A perspective on Sri Lankan migrants workers in Jordan and Lebanon

Exposure visit to Jordan and Lebanon to study the situation of migrant workers from Sri Lanka

Chairman, PREDO, Nuwara Eliya, Sri Lanka


[Account of Mr. Michael Joachim, Chairman, PREDO  (Sri Lanka), who was part of the group that visited Jordan during the first week of October 2015].

Two teams of SDC partner representatives visited Jordan and Lebanon to acquire first-hand knowledge and experience of the situation of Sri Lankan migrant workers, especially domestic housemaids. A representative of the Sri Lanka Bureau of Foreign Employment (SLBFE) also joined each of the groups. Both groups met and discussed with the respective Sri Lankan Ambassador and officials in each of the countries, along with religious organizations, representatives of the Recruiting Agents Association, trade unions, women’s organizations looking after the interest of migrant women workers, legal aid organizations, lawyers, domestic workers solidarity networks, the Criminal Investigation Department in charge of human trafficking, representatives of the ILO and SDC  and other relevant stake holders.
The visit enabled the groups to gain a wealth of knowledge and understanding of the real situation in the two countries, the relevance of pre-departure advice given to the migrants locally, and how  migrants can use this information during their stay overseas. Some of the important learnings appearing below could be considered as recommendations:

  • Migrants expect better quality and friendly service from Sri Lankan embassies.  Therefore, embassy staff need to be trained not merely as diplomatic staff, but as staff who are able and skilled enough to handle the issues of migrants in a manner which is in the best interest of the migrants and which upholds the reputation of the country.
  • The psychosocial and legal support services at the Embassy need to be further strengthened.
  • Some of the churches in both countries render valuable service to migrants by providing psychosocial support and other assistance. Thus, the Buddhist temples, churches, Hindu temples and mosques in Sri Lanka should play a vital role in preparing migrant workers and their families prior to their departure.
  • It was learned that some embassies receive migrant workers upon their arrival in the country of destination (eg: Philippines) and then accompany the migrant worker when he/she joins the employer. This arrangement greatly reduces the risk for the migrant workers. Therefore, the possibility of adopting this system by the Sri Lankan embassy needs to be studied further.
  • Awareness creation on migrant rights is vital and it was revealed that domestic workers who know their rights and duties enjoy better situations and are able to defend as well as protect themselves.
  • Domestic workers need to be sufficiently prepared and strengthened to face the psychosocial shock and trauma they may face in the receiving country and in the workplace. However, this is totally lacking at this time.
  • When giving handouts and information to migrants about places where they can obtain support, information should be written in Arabic language so migrants can locate those places by showing the handout to someone in the country of destination.
  • Contacts made with local organizations in both countries have enabled SDC partners to build up a closely knit network that helps in solving the issues of the migrant workers.
  • Teams were able to see that some migrants have settled permanently and have wilfully severed connections with their families while the families are under the impression that they are lost.
  • Bi-lateral agreements between Sri Lanka and each of the receiving countries need to the reviewed regularly to ensure better conditions for migrant workers.
  • The Recruiting Agents Associations are prepared to think of adopting ways and means to raise the awareness of employers in order to safeguard the migrant worker industry and to uphold the reputation of the receiving country – this idea needs to be pursued.
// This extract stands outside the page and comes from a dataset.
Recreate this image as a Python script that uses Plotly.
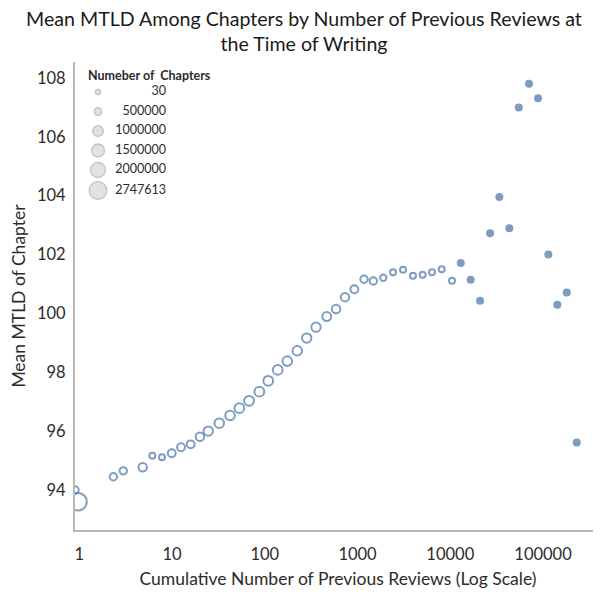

There are many more important lessons learnt – and the main outcome of the visit is that SDC partners realized that the strategies currently adopted need to be reviewed and revised, as well as In addition, advocacy initiatives need to be pursued to press for change in policies relating to migrants, especially for domestic workers.



PREDO Plantation Rural Education and Development Organization is a Civil Society Organization operating in the plantation sector in Sri Lanka. PREDO is a partner of SDC, implementing a Safe Labour Migration project since 2013.